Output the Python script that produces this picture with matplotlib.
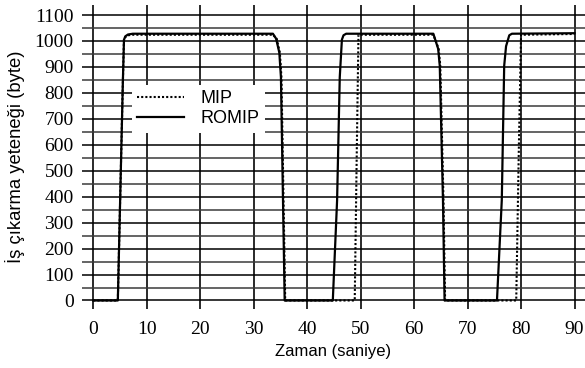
import matplotlib
matplotlib.use("Agg")
import matplotlib.pyplot as plt
import numpy as np

# Veriler
romip_t = [0, 4.6, 5.55, 5.75, 6.0, 6.5, 7.4, 33.6, 34.2, 34.8, 35.1, 35.8,
           44.8, 45.6, 46.1, 46.5, 46.8, 47.3, 63.6, 64.5, 64.8, 65.4, 65.7,
           75.5, 76.4, 76.85, 77.2, 77.8, 78.3, 90]
romip_v = [0, 0, 850, 1005, 1018, 1025, 1028, 1028, 1009, 955, 860, 0,
           0, 385, 860, 1005, 1022, 1028, 1028, 970, 905, 387, 0,
           0, 387, 905, 980, 1022, 1028, 1030]

mip_t = [0, 4.6, 5.55, 5.75, 6.0, 6.5, 7.4, 33.6, 34.3, 34.9, 35.2, 35.9,
         48.9, 49.3, 49.6, 63.6, 64.6, 64.9, 65.5, 65.8,
         79.1, 79.6, 80.0, 90]
mip_v = [0, 0, 850, 1005, 1015, 1022, 1024, 1024, 1009, 955, 860, 0,
         0, 600, 1024, 1024, 970, 905, 387, 0,
         0, 600, 1024, 1027]

x_ticks = list(range(0, 100, 10))
y_ticks = list(range(0, 1200, 100))
y_minor = list(range(50, 1150, 100))

serif = "Liberation Serif"
sans = "Liberation Sans"

fig = plt.figure(figsize=(5.85, 3.68), dpi=100)
ax = fig.add_axes([82 / 585, 1 - 309 / 368, 1 - 82 / 585, 304 / 368])

ax.plot(romip_t, romip_v, color="black", lw=1.6, label="ROMIP", zorder=3)
ax.plot(mip_t, mip_v, color="black", lw=1.5, linestyle=(0, (1, 1)), label="MIP", zorder=4)

ax.set_xlim(-2.1, 91.96)
ax.set_ylim(-32.8, 1138.7)

ax.set_xticks(x_ticks)
ax.set_yticks(y_ticks)
ax.set_yticks(y_minor, minor=True)
ax.tick_params(which="both", length=0)
ax.tick_params(axis="y", pad=6)
ax.tick_params(axis="x", pad=9)
for lab in ax.get_xticklabels() + ax.get_yticklabels():
    lab.set_fontfamily(serif)
    lab.set_fontsize(14)

ax.grid(axis="x", color="#2a2a2a", lw=1.4)
ax.grid(axis="y", which="major", color="black", lw=1.1)
ax.grid(axis="y", which="minor", color="#3a3a3a", lw=1.1)
ax.set_axisbelow(True)
for s in ax.spines.values():
    s.set_visible(False)

ax.set_xlabel("Zaman (saniye)", fontfamily=sans, fontsize=12, labelpad=4)
ax.set_ylabel("İş çıkarma yeteneği (byte)", fontfamily=sans, fontsize=13.3, labelpad=7)

handles, labels = ax.get_legend_handles_labels()
leg = ax.legend(handles[::-1], labels[::-1], loc="upper left",
                bbox_to_anchor=(132 / 585, 1 - 85 / 368), bbox_transform=fig.transFigure,
                prop={"family": sans, "size": 13}, frameon=True, fancybox=False,
                edgecolor="none", facecolor="white", framealpha=1,
                handlelength=2.6, handletextpad=0.9, labelspacing=0.15,
                borderpad=0.3, borderaxespad=0)

fig.savefig("out.png", dpi=100)
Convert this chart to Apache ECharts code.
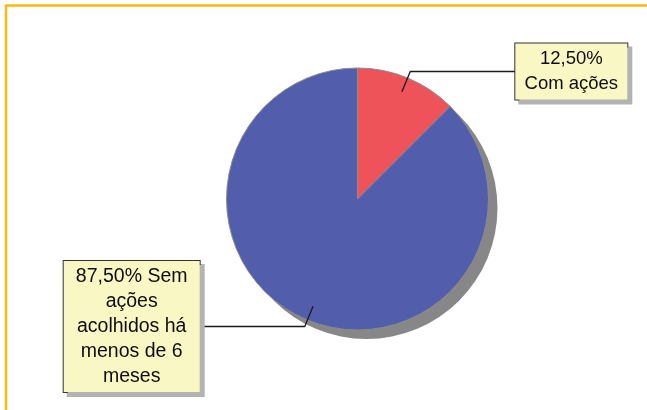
<!DOCTYPE html>
<html><head><meta charset="utf-8">
<script src="https://cdn.jsdelivr.net/npm/echarts@6/dist/echarts.min.js"></script>
<style>html,body{margin:0;padding:0;background:#fff}#c{width:647px;height:410px}</style>
</head>
<body><div id="c"></div>
<script>
const categories = ['Com ações', 'Sem ações acolhidos há menos de 6 meses'];
const values = [12.5, 87.5];
const labelLines = [['12,50%', 'Com ações'], ['87,50% Sem', 'ações', 'acolhidos há', 'menos de 6', 'meses']];
const colors = ['#EE5359', '#525EAB'];
const labelTextWidth = [92, 116];
const labelFontSize = [18.5, 19.5];

const chart = echarts.init(document.getElementById('c'), null, {renderer: 'canvas'});
const center = [357.5, 199];

const mainData = categories.map((n, i) => ({name: n, value: values[i], itemStyle: {color: colors[i]}}));
const labelData = categories.map((n, i) => ({name: n, value: values[i]}));

const rich = {};
labelTextWidth.forEach((w, i) => {
  rich['t' + i] = {
    width: w, align: 'center',
    fontFamily: 'Liberation Sans, Arial, sans-serif',
    fontSize: labelFontSize[i], lineHeight: 25, color: '#0d0d0d'
  };
});

chart.setOption({
  animation: false,
  backgroundColor: '#ffffff',
  graphic: [
    {type: 'line', shape: {x1: 5, y1: 5.5, x2: 647, y2: 5.5}, style: {stroke: '#FDB913', lineWidth: 2.5}, z: 100},
    {type: 'line', shape: {x1: 6, y1: 5, x2: 6, y2: 410}, style: {stroke: '#FDB913', lineWidth: 2.5}, z: 100}
  ],
  series: [
    {
      type: 'pie', silent: true, z: 1,
      center: [center[0] + 9, center[1] + 9], radius: 131,
      data: [{value: 1, itemStyle: {color: '#878787'}}],
      label: {show: false}, labelLine: {show: false}
    },
    {
      type: 'pie', silent: true, z: 2,
      center: center, radius: 131, startAngle: 90, clockwise: true,
      data: mainData,
      itemStyle: {borderColor: '#8c8c8c', borderWidth: 1},
      label: {show: false}, labelLine: {show: false}
    },
    {
      type: 'pie', silent: true, z: 3,
      center: center, radius: 116, startAngle: 90, clockwise: true,
      avoidLabelOverlap: false,
      data: labelData,
      itemStyle: {color: 'rgba(0,0,0,0)', borderWidth: 0},
      label: {
        show: true, position: 'outside', alignTo: 'none',
        distanceToLabelLine: 0,
        formatter: p => labelLines[p.dataIndex].map(s => '{t' + p.dataIndex + '|' + s + '}').join('\n'),
        rich: rich,
        padding: [3, 10, 3, 10],
        backgroundColor: '#F9F7C3', borderColor: '#333', borderWidth: 1,
        shadowColor: '#b3b3b3', shadowBlur: 0, shadowOffsetX: 4, shadowOffsetY: 4
      },
      labelLine: {
        show: true, length: 22, length2: 105, smooth: false,
        lineStyle: {color: '#1a1a1a', width: 1.3}
      }
    }
  ]
});
</script>
</body></html>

**Problem to work on**
From the data above, write out everything exactly except the pictures.

**Answer in full**
Output the Python script that produces this picture with matplotlib.
import matplotlib
matplotlib.use("Agg")
import matplotlib.pyplot as plt
import numpy as np

# Veriler
romip_t = [0, 4.6, 5.55, 5.75, 6.0, 6.5, 7.4, 33.6, 34.2, 34.8, 35.1, 35.8,
           44.8, 45.6, 46.1, 46.5, 46.8, 47.3, 63.6, 64.5, 64.8, 65.4, 65.7,
           75.5, 76.4, 76.85, 77.2, 77.8, 78.3, 90]
romip_v = [0, 0, 850, 1005, 1018, 1025, 1028, 1028, 1009, 955, 860, 0,
           0, 385, 860, 1005, 1022, 1028, 1028, 970, 905, 387, 0,
           0, 387, 905, 980, 1022, 1028, 1030]

mip_t = [0, 4.6, 5.55, 5.75, 6.0, 6.5, 7.4, 33.6, 34.3, 34.9, 35.2, 35.9,
         48.9, 49.3, 49.6, 63.6, 64.6, 64.9, 65.5, 65.8,
         79.1, 79.6, 80.0, 90]
mip_v = [0, 0, 850, 1005, 1015, 1022, 1024, 1024, 1009, 955, 860, 0,
         0, 600, 1024, 1024, 970, 905, 387, 0,
         0, 600, 1024, 1027]

x_ticks = list(range(0, 100, 10))
y_ticks = list(range(0, 1200, 100))
y_minor = list(range(50, 1150, 100))

serif = "Liberation Serif"
sans = "Liberation Sans"

fig = plt.figure(figsize=(5.85, 3.68), dpi=100)
ax = fig.add_axes([82 / 585, 1 - 309 / 368, 1 - 82 / 585, 304 / 368])

ax.plot(romip_t, romip_v, color="black", lw=1.6, label="ROMIP", zorder=3)
ax.plot(mip_t, mip_v, color="black", lw=1.5, linestyle=(0, (1, 1)), label="MIP", zorder=4)

ax.set_xlim(-2.1, 91.96)
ax.set_ylim(-32.8, 1138.7)

ax.set_xticks(x_ticks)
ax.set_yticks(y_ticks)
ax.set_yticks(y_minor, minor=True)
ax.tick_params(which="both", length=0)
ax.tick_params(axis="y", pad=6)
ax.tick_params(axis="x", pad=9)
for lab in ax.get_xticklabels() + ax.get_yticklabels():
    lab.set_fontfamily(serif)
    lab.set_fontsize(14)

ax.grid(axis="x", color="#2a2a2a", lw=1.4)
ax.grid(axis="y", which="major", color="black", lw=1.1)
ax.grid(axis="y", which="minor", color="#3a3a3a", lw=1.1)
ax.set_axisbelow(True)
for s in ax.spines.values():
    s.set_visible(False)

ax.set_xlabel("Zaman (saniye)", fontfamily=sans, fontsize=12, labelpad=4)
ax.set_ylabel("İş çıkarma yeteneği (byte)", fontfamily=sans, fontsize=13.3, labelpad=7)

handles, labels = ax.get_legend_handles_labels()
leg = ax.legend(handles[::-1], labels[::-1], loc="upper left",
                bbox_to_anchor=(132 / 585, 1 - 85 / 368), bbox_transform=fig.transFigure,
                prop={"family": sans, "size": 13}, frameon=True, fancybox=False,
                edgecolor="none", facecolor="white", framealpha=1,
                handlelength=2.6, handletextpad=0.9, labelspacing=0.15,
                borderpad=0.3, borderaxespad=0)

fig.savefig("out.png", dpi=100)
Convert this chart to Apache ECharts code.
<!DOCTYPE html>
<html><head><meta charset="utf-8">
<script src="https://cdn.jsdelivr.net/npm/echarts@6/dist/echarts.min.js"></script>
<style>html,body{margin:0;padding:0;background:#fff}#c{width:647px;height:410px}</style>
</head>
<body><div id="c"></div>
<script>
const categories = ['Com ações', 'Sem ações acolhidos há menos de 6 meses'];
const values = [12.5, 87.5];
const labelLines = [['12,50%', 'Com ações'], ['87,50% Sem', 'ações', 'acolhidos há', 'menos de 6', 'meses']];
const colors = ['#EE5359', '#525EAB'];
const labelTextWidth = [92, 116];
const labelFontSize = [18.5, 19.5];

const chart = echarts.init(document.getElementById('c'), null, {renderer: 'canvas'});
const center = [357.5, 199];

const mainData = categories.map((n, i) => ({name: n, value: values[i], itemStyle: {color: colors[i]}}));
const labelData = categories.map((n, i) => ({name: n, value: values[i]}));

const rich = {};
labelTextWidth.forEach((w, i) => {
  rich['t' + i] = {
    width: w, align: 'center',
    fontFamily: 'Liberation Sans, Arial, sans-serif',
    fontSize: labelFontSize[i], lineHeight: 25, color: '#0d0d0d'
  };
});

chart.setOption({
  animation: false,
  backgroundColor: '#ffffff',
  graphic: [
    {type: 'line', shape: {x1: 5, y1: 5.5, x2: 647, y2: 5.5}, style: {stroke: '#FDB913', lineWidth: 2.5}, z: 100},
    {type: 'line', shape: {x1: 6, y1: 5, x2: 6, y2: 410}, style: {stroke: '#FDB913', lineWidth: 2.5}, z: 100}
  ],
  series: [
    {
      type: 'pie', silent: true, z: 1,
      center: [center[0] + 9, center[1] + 9], radius: 131,
      data: [{value: 1, itemStyle: {color: '#878787'}}],
      label: {show: false}, labelLine: {show: false}
    },
    {
      type: 'pie', silent: true, z: 2,
      center: center, radius: 131, startAngle: 90, clockwise: true,
      data: mainData,
      itemStyle: {borderColor: '#8c8c8c', borderWidth: 1},
      label: {show: false}, labelLine: {show: false}
    },
    {
      type: 'pie', silent: true, z: 3,
      center: center, radius: 116, startAngle: 90, clockwise: true,
      avoidLabelOverlap: false,
      data: labelData,
      itemStyle: {color: 'rgba(0,0,0,0)', borderWidth: 0},
      label: {
        show: true, position: 'outside', alignTo: 'none',
        distanceToLabelLine: 0,
        formatter: p => labelLines[p.dataIndex].map(s => '{t' + p.dataIndex + '|' + s + '}').join('\n'),
        rich: rich,
        padding: [3, 10, 3, 10],
        backgroundColor: '#F9F7C3', borderColor: '#333', borderWidth: 1,
        shadowColor: '#b3b3b3', shadowBlur: 0, shadowOffsetX: 4, shadowOffsetY: 4
      },
      labelLine: {
        show: true, length: 22, length2: 105, smooth: false,
        lineStyle: {color: '#1a1a1a', width: 1.3}
      }
    }
  ]
});
</script>
</body></html>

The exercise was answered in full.